One of the nation’s most influential social critics, Gans wrote a dozen books and hundreds of articles that shaped the thinking of government and corporate policymakers, colleagues in sociology and a wide public audience. His writing explored race relations, economic problems and nostalgia for the rural past, and posed provocative questions, as noted his New York Times obituary: “Why do the poor get poorer and the rich richer? Can Jews and Italians get along in Canarsie? Is landmarks preservation elitist?”

His books include The Urban Villagers: Group and Class in the Life of Italian-Americans (1962); The Levittowners: Ways of Life and Politics in a New Suburban Community (1967); The Urban Villagers: Group and Class in the Life of Italian-Americans (1982); The War Against the Poor: The Underclass and Anti-Poverty Policy (1995); Democracy and the News (2003); Imagining America in 2033: How the Country Put Itself Together After Bush (2009); and Sociology and Social Policy: Essays on Community, Economy, and Society (2017).

Gans’ writing was supplemented by his advocacy: He advised urban planning, anti-poverty and other public policy agencies, aiming to look at American society from the perspective of its working and lower middle-class majority. He also was a liberal activist, opposing the Vietnam War and the Nixon administration’s efforts to muzzle the press; testifying for comedian Lenny Bruce in his 1964 obscenity trial; campaigning for the release of imprisoned sociologists in Communist Hungary; and consulting for antipoverty programs and city planners.

Gans drafted part of the Kerner Commission’s 1967 report on the causes of race riots of that time, and testified that the uprisings were due, above all, to segregation and unemployment, and that only a national jobs program, desegregation and income-redistribution efforts could solve the crisis.
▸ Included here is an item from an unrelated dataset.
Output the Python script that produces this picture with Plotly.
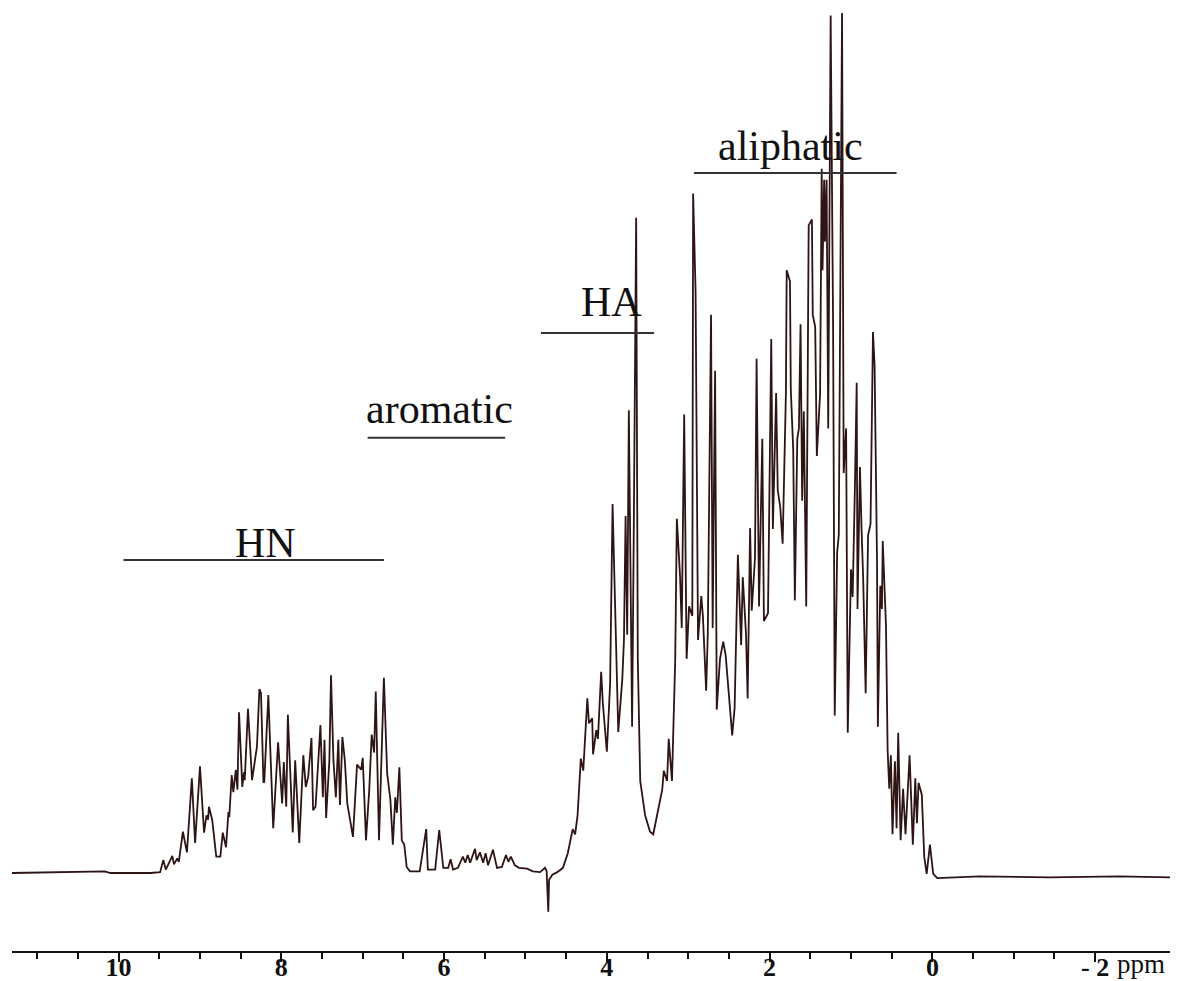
import plotly.graph_objects as go

# 1H NMR spectrum trace (chemical shift, ppm; relative intensity)
ppm = [
    11.31, 10.77, 10.17, 10.10, 9.61, 9.49, 9.45, 9.42, 9.34, 9.32,
    9.28, 9.26, 9.21, 9.16, 9.10, 9.06, 9.00, 8.95, 8.92, 8.90,
    8.89, 8.85, 8.80, 8.75, 8.72, 8.68, 8.65, 8.64, 8.61, 8.59,
    8.56, 8.54, 8.52, 8.48, 8.46, 8.45, 8.41, 8.36, 8.32, 8.30,
    8.27, 8.25, 8.22, 8.21, 8.16, 8.10, 8.04, 7.99, 7.97, 7.94,
    7.92, 7.88, 7.86, 7.83, 7.78, 7.73, 7.70, 7.67, 7.63, 7.61,
    7.58, 7.52, 7.49, 7.47, 7.45, 7.41, 7.39, 7.36, 7.33, 7.30,
    7.28, 7.25, 7.22, 7.19, 7.12, 7.07, 7.02, 7.00, 6.96, 6.92,
    6.89, 6.86, 6.84, 6.80, 6.74, 6.70, 6.66, 6.63, 6.60, 6.58,
    6.55, 6.52, 6.49, 6.46, 6.42, 6.30, 6.22, 6.20, 6.11, 6.06,
    6.01, 5.95, 5.92, 5.89, 5.83, 5.77, 5.74, 5.71, 5.68, 5.62,
    5.60, 5.56, 5.52, 5.49, 5.46, 5.40, 5.35, 5.29, 5.24, 5.21,
    5.18, 5.13, 5.08, 4.98, 4.91, 4.82, 4.76, 4.74, 4.72, 4.71,
    4.67, 4.61, 4.54, 4.48, 4.42, 4.39, 4.36, 4.32, 4.29, 4.24,
    4.22, 4.18, 4.17, 4.13, 4.11, 4.07, 4.05, 4.00, 3.96, 3.93,
    3.90, 3.86, 3.81, 3.79, 3.77, 3.75, 3.73, 3.70, 3.69, 3.67,
    3.64, 3.62, 3.59, 3.53, 3.47, 3.43, 3.37, 3.32, 3.30, 3.26,
    3.24, 3.20, 3.16, 3.14, 3.10, 3.08, 3.05, 3.02, 2.99, 2.95,
    2.94, 2.91, 2.88, 2.84, 2.82, 2.78, 2.76, 2.73, 2.72, 2.70,
    2.67, 2.65, 2.61, 2.57, 2.54, 2.46, 2.43, 2.39, 2.35, 2.33,
    2.29, 2.27, 2.24, 2.22, 2.18, 2.16, 2.13, 2.09, 2.07, 2.02,
    1.98, 1.96, 1.92, 1.90, 1.87, 1.84, 1.80, 1.79, 1.75, 1.74,
    1.71, 1.69, 1.66, 1.64, 1.62, 1.60, 1.58, 1.55, 1.52, 1.48,
    1.47, 1.44, 1.42, 1.38, 1.36, 1.35, 1.33, 1.32, 1.30, 1.28,
    1.25, 1.22, 1.20, 1.17, 1.15, 1.11, 1.09, 1.06, 1.04, 1.00,
    0.98, 0.95, 0.93, 0.92, 0.89, 0.87, 0.85, 0.82, 0.79, 0.76,
    0.73, 0.71, 0.68, 0.67, 0.64, 0.62, 0.61, 0.57, 0.55, 0.53,
    0.51, 0.49, 0.46, 0.44, 0.42, 0.39, 0.36, 0.33, 0.28, 0.24,
    0.21, 0.19, 0.17, 0.13, 0.10, 0.07, 0.03, -0.01, -0.06, -0.58,
    -1.44, -2.30, -2.92,
]
intensity = [
    0.0, 0.1, 0.2, 0.0, 0.0, 0.1, 1.5, 0.4, 2.0, 1.0,
    1.7, 1.3, 4.8, 2.4, 11.0, 3.5, 12.4, 4.7, 6.7, 6.2,
    7.7, 6.2, 1.9, 1.9, 4.7, 3.0, 7.1, 6.5, 11.4, 9.4,
    12.0, 9.7, 18.7, 10.0, 11.7, 10.8, 19.1, 10.8, 13.5, 14.7,
    21.4, 20.9, 10.5, 10.6, 20.7, 5.2, 15.2, 8.1, 12.9, 7.7,
    18.4, 8.1, 4.7, 13.1, 3.5, 13.7, 10.0, 11.2, 15.7, 7.3,
    7.7, 17.2, 8.8, 15.5, 6.4, 13.1, 23.0, 13.1, 8.8, 15.5,
    7.9, 15.8, 13.1, 8.1, 4.2, 12.6, 12.0, 13.4, 3.8, 9.7,
    16.1, 14.0, 21.1, 3.8, 22.7, 11.6, 8.5, 3.3, 8.8, 7.0,
    12.3, 3.8, 3.3, 0.7, 0.2, 0.2, 5.1, 0.4, 0.4, 5.0,
    0.6, 0.6, 1.6, 0.4, 0.6, 1.9, 1.2, 2.1, 1.2, 2.8,
    1.5, 2.4, 1.2, 2.3, 0.9, 2.7, 0.6, 0.7, 2.1, 1.3,
    1.9, 0.9, 0.6, 0.5, 0.2, 0.1, 0.6, 0.2, -4.5, -0.8,
    -0.2, 0.1, 0.6, 2.3, 5.1, 4.5, 6.7, 13.3, 11.9, 20.3,
    17.4, 18.0, 13.8, 16.6, 15.6, 23.4, 19.8, 14.1, 22.0, 42.9,
    30.5, 16.4, 22.6, 27.1, 41.5, 27.7, 53.8, 27.7, 17.0, 39.0,
    76.2, 24.9, 10.7, 6.7, 4.8, 4.5, 7.3, 9.7, 11.9, 10.7,
    15.6, 10.7, 24.9, 41.2, 34.4, 28.5, 53.3, 24.9, 31.0, 29.9,
    79.0, 67.7, 27.1, 32.2, 29.9, 21.2, 27.7, 51.9, 64.9, 28.5,
    58.4, 19.0, 24.9, 26.9, 25.3, 16.0, 19.2, 37.0, 26.5, 34.4,
    27.7, 20.3, 40.1, 30.5, 36.6, 59.8, 31.0, 50.5, 29.3, 30.2,
    62.1, 40.0, 55.8, 44.5, 42.6, 38.3, 55.7, 70.1, 68.8, 56.3,
    49.2, 31.7, 50.5, 51.7, 63.8, 43.3, 53.7, 31.0, 75.3, 76.0,
    64.9, 63.5, 48.5, 55.7, 81.9, 70.1, 80.6, 73.4, 80.6, 51.7,
    99.7, 63.5, 18.3, 37.3, 39.3, 100.0, 46.5, 51.7, 16.3, 35.3,
    32.1, 45.8, 57.0, 30.7, 47.2, 39.9, 34.1, 20.9, 39.3, 40.6,
    62.9, 59.0, 36.0, 17.0, 33.4, 30.7, 38.6, 28.7, 14.3, 9.8,
    13.7, 4.5, 13.0, 5.2, 16.3, 3.8, 9.8, 4.5, 13.7, 3.3,
    11.0, 5.8, 10.5, 9.1, 1.9, -0.1, 3.3, -0.1, -0.6, -0.4,
    -0.5, -0.4, -0.5,
]

# Region annotations
region_labels = ["HN", "aromatic", "HA", "aliphatic"]
region_start = [9.94, 6.94, 4.81, 2.93]
region_end = [6.74, 5.25, 3.42, 0.44]
region_level = [36.4, 50.6, 62.8, 81.4]
label_ppm = [8.20, 6.06, 3.94, 1.74]
label_level = [38.4, 54.0, 66.4, 84.5]

major_ticks = [10, 8, 6, 4, 2, 0, -2]
major_text = ["10", "8", "6", "4", "2", "0", "- 2"]
minor_ticks = [11, 10.5, 9.5, 9, 8.5, 7.5, 7, 6.5, 5.5, 5, 4.5, 3.5, 3, 2.5,
               1.5, 1, 0.5, -0.5, -1, -1.5]

SERIF = "Liberation Serif, Times New Roman, serif"

fig = go.Figure()
fig.add_trace(go.Scatter(
    x=ppm, y=intensity, mode="lines",
    line=dict(color="#2e1414", width=1.8),
    hoverinfo="skip", showlegend=False, cliponaxis=False,
))

shapes = []
annotations = []
for lab, x0, x1, lev, lx, ly in zip(region_labels, region_start, region_end,
                                     region_level, label_ppm, label_level):
    shapes.append(dict(type="line", xref="x", yref="y", x0=x0, x1=x1, y0=lev, y1=lev,
                       line=dict(color="#333333", width=2)))
    annotations.append(dict(x=lx, y=ly, xref="x", yref="y", text=lab, showarrow=False,
                            xanchor="center", yanchor="middle",
                            font=dict(family=SERIF, size=42, color="#111111")))

annotations.append(dict(x=-2.25, y=-0.014, xref="x", yref="paper", text="ppm",
                        showarrow=False, xanchor="left", yanchor="middle",
                        font=dict(family=SERIF, size=27, color="#111111")))

fig.update_layout(
    width=1179, height=981,
    margin=dict(l=12, r=9, t=10, b=30, autoexpand=False),
    paper_bgcolor="white", plot_bgcolor="white",
    shapes=shapes, annotations=annotations,
    showlegend=False,
)
fig.update_xaxes(
    range=[11.31, -2.92], showgrid=False, zeroline=False, automargin=False,
    showline=True, linecolor="#111111", linewidth=1.5,
    tickmode="array", tickvals=major_ticks, ticktext=major_text,
    ticks="outside", ticklen=9, tickwidth=1.5, tickcolor="#111111",
    ticklabelstandoff=-17,
    tickfont=dict(family=SERIF, size=26, color="#111111", weight="bold"),
    minor=dict(tickmode="array", tickvals=minor_ticks, ticks="outside",
               ticklen=6, tickwidth=1.5, tickcolor="#111111", showgrid=False),
)
fig.update_yaxes(range=[-9.07, 100.35], visible=False, showgrid=False, zeroline=False,
                 automargin=False)

fig.write_html("out.html")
In 2010, he wrote a letter to Spectator publicly opposing ROTC as being “in part a leadership training pro- gram for the killing of other people and the destruction of their societies.”

As president of the American Sociological Association (ASA) from 1988 to 1989, Gans urged colleagues to get closer to their subjects and to write more intelligibly. In his presidential address, he also urged the discipline to become more useful to and relevant for the general public, using the term “public sociology,” which 20 years later became the centerpiece of a reform movement within the discipline. The ASA recognized Gans’ contributions with its 1999 Public Understanding of Sociology Award and its 2006 W.E.B. Du Bois Career of Distinguished Scholarship Award. And in 2011 several of his former students put together a Festschrift, a collection of essays in his honor. The subtitle they chose — “American Democracy and the Pursuit of Equality” — had him figured out, Gans reflected: “I think those are the two themes that go through much of my work.”

Gans’ first marriage, to Iris Lezak, an artist, ended in divorce. In 1967, he married Louise Gruner, a lawyer, who survives him as does their son, David, and a grandson.